Burlington furniture maker creates her own path - WCAX.COM Local Vermont News, Weather and Sports-

Burlington furniture maker creates her own path


At this Burlington workshop, wood is transformed into functional art. And it's not only the furniture that's unique, but also the person making it.

Erin Hanley is going against the grain.  She's a woman in a predominately man's world. She is the only woman in the Guild of Vermont Furniture Makers.  "It's intimidating," Hanley said.

She creates custom pieces for her business Erin Hanley Fine Furniture. "Sometimes I'll get people saying, so does your husband help you?" she said.

But it's all Hanley. She creates one of a kind pieces that range from industrial to modern to something you could have seen in 16th century England. "It's different than anything else you can buy out there because it comes from the mind of one person. The craftsmanship is something you can really appreciate," she said.

Hanley credits her creative, crafty parents for exposing her to woodworking and the arts growing up. She apprenticed for a cabinet maker when she was 19 -- then a fine furniture maker.  But Hanley was young and wanted to explore her options, so she left wood.  She sewed clothing for a company, then even became a paralegal for a few years before farming for a decade.

"There's a similarity in furniture making. I'm making some tangible and I have a relationship with the people who are buying it," Hanley said.

She loved farming, but after starting a family decided it was too physically demanding and went back to her first love -- furniture making.  Hanley attended a traditional craft school in Boston. She was the only woman in her class.

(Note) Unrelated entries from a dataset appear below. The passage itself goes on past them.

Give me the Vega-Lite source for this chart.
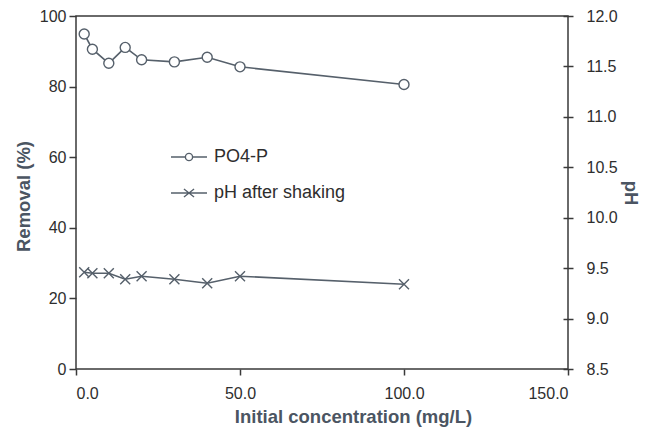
{
  "$schema": "https://vega.github.io/schema/vega-lite/v6.json",
  "width": 492,
  "height": 353,
  "autosize": {"type": "none"},
  "padding": {"left": 76, "top": 16, "right": 79, "bottom": 67},
  "background": "white",
  "config": {
    "view": {"stroke": "#3a3a3a", "strokeWidth": 1.5},
    "font": "Liberation Sans",
    "axis": {
      "grid": false,
      "domain": false,
      "labelFont": "Liberation Sans",
      "labelFontSize": 16,
      "labelColor": "#2e2e2e",
      "tickColor": "#3a3a3a",
      "tickWidth": 1.5,
      "titleFont": "Liberation Sans",
      "titleFontSize": 18.5,
      "titleFontWeight": "bold",
      "titleColor": "#4b5562"
    }
  },
  "data": {
    "values": [
      {"conc": 2.5, "removal": 94.9, "ph": 9.46},
      {"conc": 5, "removal": 90.6, "ph": 9.45},
      {"conc": 10, "removal": 86.6, "ph": 9.45},
      {"conc": 15, "removal": 91.1, "ph": 9.39},
      {"conc": 20, "removal": 87.6, "ph": 9.42},
      {"conc": 30, "removal": 87.0, "ph": 9.39},
      {"conc": 40, "removal": 88.3, "ph": 9.35},
      {"conc": 50, "removal": 85.6, "ph": 9.42},
      {"conc": 100, "removal": 80.6, "ph": 9.34}
    ]
  },
  "encoding": {
    "x": {
      "field": "conc",
      "type": "quantitative",
      "scale": {"domain": [0, 150], "nice": false},
      "axis": {
        "title": "Initial concentration (mg/L)",
        "values": [0, 50, 100, 150],
        "format": ".1f",
        "tickSize": 6,
        "labelPadding": 10,
        "titlePadding": 6,
        "titleX": 277
      }
    }
  },
  "layer": [
    {
      "encoding": {
        "y": {
          "field": "removal",
          "type": "quantitative",
          "scale": {"domain": [0, 100], "nice": false},
          "axis": {
            "orient": "left",
            "title": "Removal (%)",
            "values": [0, 20, 40, 60, 80, 100],
            "tickSize": 7,
            "labelPadding": 3,
            "titlePadding": 6,
            "titleY": 180
          }
        }
      },
      "layer": [
        {"mark": {"type": "line", "color": "#56606b", "strokeWidth": 1.6}},
        {
          "mark": {"type": "point", "shape": "circle", "filled": true, "fill": "white", "stroke": "#56606b", "strokeWidth": 1.4, "size": 100, "opacity": 1}
        },
        {
          "mark": {"type": "point", "filled": true, "fill": "white", "stroke": "#56606b", "size": 1, "opacity": 0},
          "encoding": {
            "shape": {
              "datum": "PO4-P",
              "type": "nominal",
              "scale": {
                "domain": ["PO4-P", "pH after shaking"],
                "range": [
                  "M-1,0L-0.2,0M0.2,0L1,0M0.2,0A0.2,0.2,0,1,1,-0.2,0A0.2,0.2,0,1,1,0.2,0",
                  "M-1,0L1,0M-0.28,-0.22L0.28,0.22M-0.28,0.22L0.28,-0.22"
                ]
              },
              "legend": {
                "title": null,
                "orient": "none",
                "direction": "vertical",
                "legendX": 94,
                "legendY": 122,
                "padding": 0,
                "rowPadding": 8,
                "labelFont": "Liberation Sans",
                "labelFontSize": 18,
                "labelColor": "#2e2e2e",
                "labelOffset": 6,
                "symbolSize": 1296,
                "symbolOpacity": 1,
                "symbolStrokeWidth": 1.4,
                "symbolStrokeColor": "#56606b",
                "symbolFillColor": "white",
                "encoding": {
                  "symbols": {
                    "size": {"value": 1296},
                    "fill": {"value": "white"},
                    "stroke": {"value": "#56606b"},
                    "strokeWidth": {"value": 1.4},
                    "opacity": {"value": 1}
                  }
                }
              }
            }
          }
        }
      ]
    },
    {
      "encoding": {
        "y": {
          "field": "ph",
          "type": "quantitative",
          "scale": {"domain": [8.5, 12], "nice": false},
          "axis": {
            "orient": "right",
            "title": "pH",
            "values": [8.5, 9, 9.5, 10, 10.5, 11, 11.5, 12],
            "format": ".1f",
            "offset": -5,
            "tickSize": 10,
            "labelPadding": 13,
            "titlePadding": 3
          }
        }
      },
      "layer": [
        {"mark": {"type": "line", "color": "#56606b", "strokeWidth": 1.6}},
        {
          "mark": {"type": "point", "shape": "M-1,-1L1,1M-1,1L1,-1", "filled": false, "stroke": "#56606b", "strokeWidth": 1.4, "size": 100, "opacity": 1}
        },
        {
          "mark": {"type": "point", "filled": true, "fill": "white", "stroke": "#56606b", "size": 1, "opacity": 0},
          "encoding": {"shape": {"datum": "pH after shaking", "type": "nominal"}}
        }
      ]
    }
  ],
  "resolve": {"scale": {"y": "independent"}}
}
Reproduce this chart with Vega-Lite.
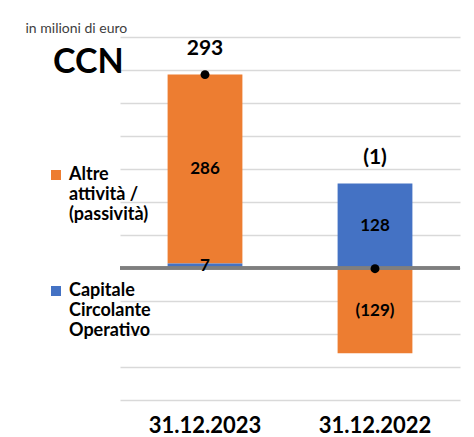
{
  "$schema": "https://vega.github.io/schema/vega-lite/v6.json",
  "autosize": {"type": "none"},
  "padding": {"left": 120, "top": 37, "right": 14, "bottom": 37},
  "width": 340,
  "height": 363,
  "background": "white",
  "config": {
    "font": "Lato",
    "view": {"stroke": null},
    "axisY": {
      "title": "in milioni di euro",
      "titleAngle": 0,
      "titleX": -95,
      "titleY": -5,
      "titleAlign": "left",
      "titleBaseline": "alphabetic",
      "titleFont": "Lato",
      "titleFontSize": 14,
      "titleFontWeight": "normal",
      "titleColor": "#404040",
      "labels": false,
      "ticks": false,
      "domain": false,
      "grid": true,
      "gridColor": "#d9d9d9",
      "gridWidth": 1.5
    },
    "axisX": {
      "title": null,
      "labelAngle": 0,
      "labelFont": "Lato",
      "labelFontSize": 22,
      "labelFontWeight": "bold",
      "labelColor": "#000000",
      "labelBaseline": "alphabetic",
      "labelPadding": 32,
      "ticks": false,
      "domain": false,
      "grid": false
    }
  },
  "title": {
    "text": "CCN",
    "anchor": "start",
    "frame": "group",
    "fontSize": 34,
    "fontWeight": "bold",
    "font": "Lato",
    "color": "#000000",
    "dx": -67,
    "dy": 63
  },
  "data": {
    "values": [
      {"date": "31.12.2023", "series": "Altre attività / (passività)", "value": 286},
      {"date": "31.12.2023", "series": "Capitale Circolante Operativo", "value": 7},
      {"date": "31.12.2022", "series": "Altre attività / (passività)", "value": -129},
      {"date": "31.12.2022", "series": "Capitale Circolante Operativo", "value": 128}
    ]
  },
  "layer": [
    {
      "mark": {"type": "bar"},
      "encoding": {
        "x": {
          "field": "date",
          "type": "nominal",
          "sort": ["31.12.2023", "31.12.2022"],
          "title": null,
          "scale": {"paddingInner": 0.56, "paddingOuter": 0.28}
        },
        "y": {
          "field": "value",
          "type": "quantitative",
          "stack": "zero",
          "title": "in milioni di euro",
          "scale": {"domain": [-200, 350], "nice": false},
          "axis": {"values": [-200, -150, -100, -50, 0, 50, 100, 150, 200, 250, 300, 350]}
        },
        "color": {
          "field": "series",
          "type": "nominal",
          "scale": {
            "domain": ["Altre attività / (passività)", "Capitale Circolante Operativo"],
            "range": ["#ED7D31", "#4472C4"]
          },
          "legend": {
            "title": null,
            "orient": "none",
            "legendX": -73,
            "legendY": 129,
            "padding": 0,
            "symbolType": "square",
            "symbolSize": 100,
            "symbolStrokeWidth": 0,
            "labelFont": "Lato",
            "labelFontSize": 18,
            "labelFontWeight": "bold",
            "labelColor": "#000000",
            "labelBaseline": "top",
            "labelLimit": 200,
            "labelOffset": 4,
            "rowPadding": 58,
            "labelExpr": "datum.label == 'Altre attività / (passività)' ? ['Altre', 'attività /', '(passività)'] : ['Capitale', 'Circolante', 'Operativo']",
            "encode": {
              "labels": {"update": {"lineHeight": {"value": 20}, "dy": {"value": -9}}}
            }
          }
        },
        "order": {"field": "series", "sort": "descending"}
      }
    },
    {
      "mark": {"type": "rule", "color": "#7f7f7f", "strokeWidth": 3},
      "encoding": {"y": {"datum": 0, "title": "in milioni di euro",
              "axis": {"values": [-200, -150, -100, -50, 0, 50, 100, 150, 200, 250, 300, 350]}}}
    },
    {
      "mark": {"type": "text", "font": "Lato", "fontSize": 17, "fontWeight": "bold", "color": "#000000", "baseline": "middle"},
      "encoding": {
        "x": {"field": "date", "type": "nominal", "sort": ["31.12.2023", "31.12.2022"], "title": null},
        "y": {"field": "value", "type": "quantitative", "stack": "zero", "bandPosition": 0.5, "title": "in milioni di euro",
              "axis": {"values": [-200, -150, -100, -50, 0, 50, 100, 150, 200, 250, 300, 350]}},
        "detail": {"field": "series"},
        "order": {"field": "series", "sort": "descending"},
        "text": {"field": "value", "type": "quantitative", "format": "(d"}
      }
    },
    {
      "transform": [
        {"joinaggregate": [{"op": "sum", "field": "value", "as": "total"}], "groupby": ["date"]},
        {"filter": "datum.value > 0"},
        {"aggregate": [{"op": "sum", "field": "value", "as": "top"}, {"op": "max", "field": "total", "as": "total"}], "groupby": ["date"]}
      ],
      "encoding": {
        "x": {"field": "date", "type": "nominal", "sort": ["31.12.2023", "31.12.2022"], "title": null}
      },
      "layer": [
        {
          "mark": {"type": "point", "filled": true, "color": "#000000", "size": 80, "opacity": 1},
          "encoding": {"y": {"field": "total", "type": "quantitative", "title": "in milioni di euro",
              "axis": {"values": [-200, -150, -100, -50, 0, 50, 100, 150, 200, 250, 300, 350]}}}
        },
        {
          "mark": {"type": "text", "font": "Lato", "fontSize": 21, "fontWeight": "bold", "color": "#000000", "baseline": "middle", "dy": -26},
          "encoding": {
            "y": {"field": "top", "type": "quantitative", "title": "in milioni di euro",
              "axis": {"values": [-200, -150, -100, -50, 0, 50, 100, 150, 200, 250, 300, 350]}},
            "text": {"field": "total", "type": "quantitative", "format": "(d"}
          }
        }
      ]
    }
  ]
}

She does not like to draw attention to being a pioneer and instead prefers to let her pieces speak for themselves.

Reporter Gina Bullard: What is your favorite part about woodworking?

Erin Hanley: I think the tactile part, getting the plane humming and a beautiful shaving coming off is satisfying.

Hanley says she's a perfectionist -- paying attention to grain, color -- and getting the perfect fitting joint.  Her pieces average around $2,000. "It's a level of craftsmanship that we're talking about and attention to detail," she said.

A woodworker cutting her own path.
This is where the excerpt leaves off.